Where remote sensing comes in

Remote sensing data usually forms a critical component of this process. In fact almost all the maps created by the US government are based on satellite remote sensing or aerial photography. More and more of this imagery is becoming available to users due to technological advances and legislative changes. The repeal of the Landsat Commercialization Act significantly lowered the price of satellite imagery (Smith 1). Also, remote sensing has now been around long enough to allow the study of temporal changes on the land surface (such as land-use, vegetation, and urban change) over a period of 25+ years. Because of these factors, today remotely sensed imagery is one of the fastest growing sources for raster GIS data. The merging of remote sensing data into GIS creates a synergy where the GIS makes it easier to extract information from remotely sensed data and the remotely sensed data keeps the GIS up to date with actual environmental conditions. Examples of the types of information remote sensing can contribute to a GIS includes:

· Land cover
· Land Use
· Digital Elevation Models
· Vegetation Type
· Habitat Characteristics
· Biophysical Parameters
· Surficial Geology
· Flood Extent (McGwire 1)

Figure 1. Satellite Image Layers in GISNASA Remote Sensing Tutorial, Section 15

Figure 1 shows how remote sensing data might be incorporated with other data layers in GIS to formulate new information in a final product.

Remote sensing data is typically used to create the original map used in a GIS. It provides the most cost effective and timely method of collecting environmental data over large areas. This is significant because the date entry required to create a GIS database is often the most expensive part of the process, up to as much as 70 percent of the total cost.

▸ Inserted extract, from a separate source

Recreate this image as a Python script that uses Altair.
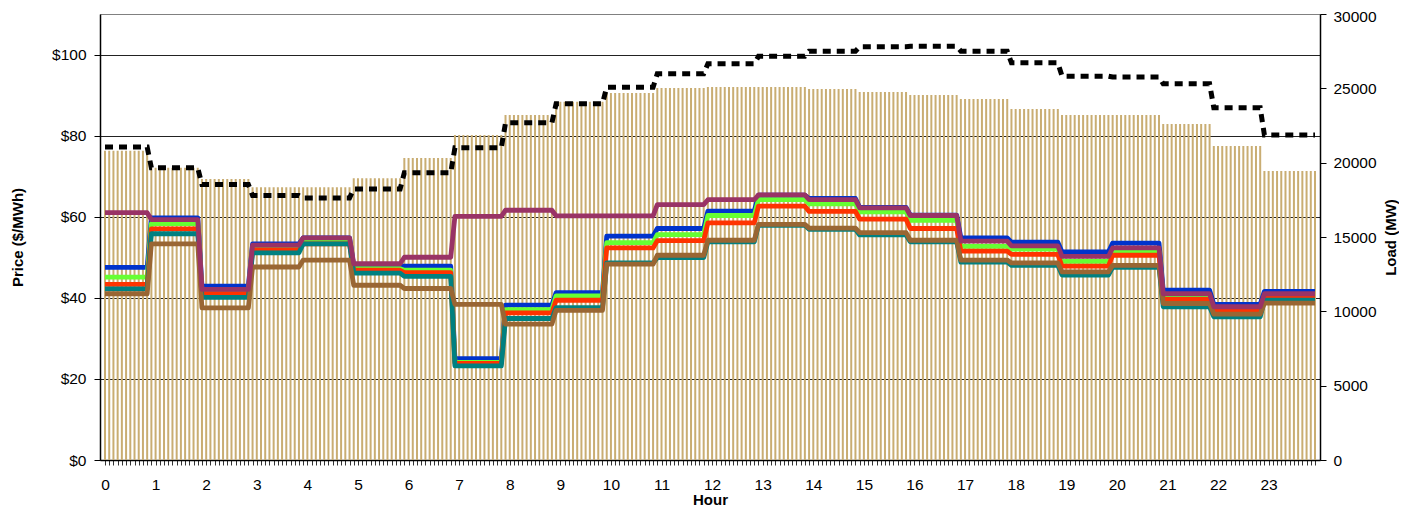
import altair as alt
import pandas as pd

# ---------------- data (hourly values) ----------------
hour_labels = [str(h) for h in range(24)]

# bars: load (MW), right axis
load_mw = [20800, 19650, 18900, 18340, 18340, 18950, 20310, 21860, 23200, 24100,
           24690, 25020, 25090, 25090, 24950, 24750, 24550, 24280, 23610, 23200,
           23200, 22600, 21120, 19440]

# dashed black line (right axis)
load_dashed = [21050, 19650, 18530, 17790, 17620, 18230, 19320, 21000, 22680, 23960,
               25080, 25980, 26650, 27160, 27500, 27800, 27830, 27500, 26720, 25820,
               25760, 25300, 23690, 21860]

# price series ($/MWh), left axis
price_blue = [47.5, 59.7, 42.9, 53.3, 54.8, 47.9, 47.8, 25.0, 38.2, 41.3, 55.2, 57.1,
              61.4, 65.3, 64.5, 62.3, 60.4, 54.8, 53.7, 51.3, 53.5, 41.9, 38.4, 41.6]
price_green = [45.1, 58.3, 41.5, 52.3, 54.0, 47.2, 46.8, 24.1, 37.1, 40.5, 53.6, 55.6,
               60.3, 64.2, 63.2, 61.2, 59.1, 52.7, 52.0, 49.0, 51.5, 40.2, 37.1, 40.5]
price_red = [43.3, 57.0, 41.0, 51.8, 53.3, 46.8, 46.2, 23.8, 36.3, 39.4, 52.3, 54.1,
             58.5, 62.6, 61.3, 59.4, 57.1, 51.5, 50.7, 47.8, 50.5, 39.6, 36.7, 40.1]
price_teal = [42.2, 55.8, 40.1, 51.1, 53.3, 46.1, 45.3, 23.2, 34.9, 37.6, 48.6, 49.9,
              53.8, 57.9, 56.9, 55.5, 53.8, 48.8, 48.0, 45.6, 47.5, 37.8, 35.3, 39.4]
price_brown = [41.0, 53.3, 37.5, 47.6, 49.3, 43.1, 42.3, 38.4, 33.5, 36.9, 48.3, 50.5,
               54.2, 58.1, 57.2, 56.1, 54.2, 49.3, 48.6, 46.4, 48.0, 38.6, 36.0, 38.7]
price_purple = [61.0, 59.3, 42.1, 53.0, 54.8, 48.4, 50.0, 60.1, 61.6, 60.2, 60.2, 63.0,
                64.2, 65.4, 64.2, 62.2, 60.3, 54.0, 52.8, 50.2, 52.3, 41.0, 37.8, 41.0]

series = [
    ("s1", price_blue, "#0033CC"),
    ("s2", price_green, "#66FF33"),
    ("s3", price_red, "#FF3300"),
    ("s4", price_teal, "#008080"),
    ("s5", price_brown, "#996633"),
    ("s6", price_purple, "#993366"),
]

# 5-minute intervals (12 per hour)
N = 288
idx = list(range(N))
hour_of = [min(23, (i + 1) // 12) for i in idx]

df_load = pd.DataFrame({
    "idx": idx,
    "load": [load_mw[h] for h in hour_of],
    "dashed": [load_dashed[h] for h in hour_of],
})

FONT = "Liberation Sans"

x_axis = alt.Axis(
    title="Hour",
    values=idx,
    labelExpr="datum.value % 12 == 0 ? format(datum.value / 12, 'd') : ''",
    labelOverlap=False,
    labelFlush=False,
    tickSize=5,
    tickColor="#333333",
    labelPadding=12,
    titlePadding=0,
    grid=False,
    domainColor="#000000",
)
x_scale = alt.Scale(domain=[0, N - 1], nice=False, zero=False)


def xenc():
    return alt.X("idx:Q", scale=x_scale, axis=x_axis)


load_scale = alt.Scale(domain=[0, 30000], nice=False)
load_axis = alt.Axis(
    orient="right",
    title="Load (MW)",
    values=[0, 5000, 10000, 15000, 20000, 25000, 30000],
    format="d",
    grid=False,
    tickSize=6,
    labelPadding=7,
    labelBaseline={"condition": {"test": "datum.value == 30000", "value": "top"}, "value": "middle"},
    labelOffset={"condition": {"test": "datum.value == 30000", "value": -5}, "value": 0},
    titlePadding=22,
    titleAngle=270,
    domainColor="#000000",
    tickColor="#000000",
)

bars = alt.Chart(df_load).mark_bar(size=2, color="#C9AD72", clip=True).encode(
    x=xenc(),
    y=alt.Y("load:Q", scale=load_scale, axis=load_axis),
)

dashed = alt.Chart(df_load).mark_line(
    color="#000000", strokeWidth=5, strokeDash=[8, 6], strokeCap="butt", clip=True
).encode(
    x=xenc(),
    y=alt.Y("dashed:Q", scale=load_scale, axis=load_axis),
)

load_layer = alt.layer(bars, dashed)

price_scale = alt.Scale(domain=[0, 110], nice=False)
price_axis = alt.Axis(
    orient="left",
    title="Price ($/MWh)",
    values=[0, 20, 40, 60, 80, 100],
    labelExpr="'$' + datum.value",
    grid=True,
    gridColor="#222222",
    gridWidth=1,
    tickSize=6,
    labelPadding=8,
    titlePadding=26,
    domainColor="#000000",
    tickColor="#000000",
)

price_layers = []
for name, vals, col in series:
    dfp = pd.DataFrame({"idx": idx, "price": [vals[h] for h in hour_of]})
    price_layers.append(
        alt.Chart(dfp).mark_line(color=col, strokeWidth=4.8, strokeJoin="round", clip=True).encode(
            x=xenc(),
            y=alt.Y("price:Q", scale=price_scale, axis=price_axis),
        )
    )
price_layer = alt.layer(*price_layers)

chart = alt.layer(load_layer, price_layer).resolve_scale(y="independent").properties(
    width=1220,
    height=446,
    autosize=alt.AutoSizeParams(type="none"),
    padding={"left": 92, "top": 6, "right": 79, "bottom": 48},
).configure_view(
    stroke="#808080", strokeWidth=1
).configure_axis(
    labelFont=FONT,
    titleFont=FONT,
    labelFontSize=15.5,
    titleFontSize=15,
    titleFontWeight="bold",
    labelColor="#000000",
    titleColor="#000000",
    domainWidth=1.5,
)

chart.save("out.html", embed_options={"renderer": "svg", "actions": False})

Remotely sensed images imported into GIS can be either simple photographs, or images taken from satellites in different wavelengths beyond just visible light. Most satellite imagery is of the second type, and the sensors record in many different wavelengths (or "bands") at the same time, yielding multiple images of the same location on the ground. For example the sensor on Landsat 7 has seven bands in the infrared region plus one panchromatic band that covers all wavelengths (Smith 2). Each of these bands creates an image than can be treated as a separate raster layer in GIS.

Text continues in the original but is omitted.